Miami Marlins

The Miami Marlins keep hanging around until everything breaks

The Miami Marlins are learning one of baseball’s cruelest lessons in real time.

“This game will humble you,” said Marlins starting pitcher Janson Junk.

That was how Junk described Wednesday night after Miami’s 9-1 loss to the first-place Atlanta Braves at loanDepot park. That single sentence probably explained the game better than the scoreboard did because for stretches, the Marlins actually competed.

Miami entered Wednesday night having split its first two games against Atlanta and actually landed the first punch. Xavier Edwards, who’s on torrid pace this season, started the offense again for the Marlins. At the top of the lineup, Edwards got on base and later scored on a Heriberto Hernandez sacrifice fly in the first inning that gave them an early 1-0 lead.

For about 12 minutes, it felt like the Marlins might be cooking something.

That’s when Atlanta answered back faster in the second inning. Austin Riley played hero as he crushed a big three-run homer for the Braves.

They never got a chance to build anything. The crowd that had some life in the first inning suddenly got a lot quieter.

From there, Atlanta settled in while veteran left-hander Chris Sale found his rhythm and completely slowed Miami’s offense after the opening frame.

“That’s why Sale’s been good for so long,” Marlins manager Clayton McCullough said afterward. “It really felt like after that first inning he got into a really good rhythm. The slider really picked up.”

Miami managed only four hits the rest of the night as Sale continued carving through the lineup with sharp command and late movement.

“I think the slider was working well today,” Marlins outfielder Esteury Ruiz said. “I had a different plan, but today was his day. He won today.”

Still, the game did not completely feel out of reach entering the sixth inning.

Then baseball did what Junk warned about, it humbled the Marlins.

Olson started the sixth with an RBI single. Albies followed with another run. Suddenly, Atlanta was treating the inning like batting practice.

Then Smith crushed a triple to deep center. The Marlins could’ve stopped it there, but a collision in the outfield, a bobbled catch by the infielders and multiple errors while playing defense allowed Smith to score.

“Both guys are going for it,” McCullough said about the collision. “You’re trying your best to communicate, whether it’s verbally or some nonverbal stuff, but both guys are going full speed and unfortunately those things do occur.”

Ruiz said afterward the collision looked worse than it felt.

“I’m feeling great,” Ruiz said. “I think it looked even worse on TV than it actually felt.”

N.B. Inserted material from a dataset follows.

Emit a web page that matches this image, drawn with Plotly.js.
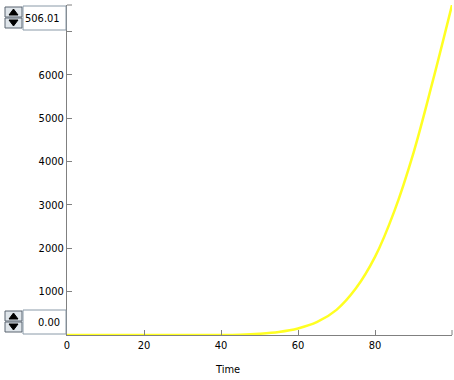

Meanwhile, Junk was left staring at another outing where one difficult stretch completely changed the story of his night. His final line showed eight earned runs allowed across five innings, though he felt the game unraveled far quicker than the numbers suggested.

“The last inning was just unacceptable,” Junk said. “I felt like I made some good pitches and then next thing you know it’s five runs.”

That’s the balancing act the Marlins continue trying to figure out this season. They compete early. They flash potential. Edwards continues setting the tone offensively and young players continue battling.

But against teams like Atlanta, small mistakes do not stay small for very long.

One hanging sweeper turns into a three-run homer.

One collision turns into an inside-the-park home run.

One bad inning suddenly leaves a game looking far uglier than it actually felt.

And right now, that’s the difference the Marlins are still trying to close.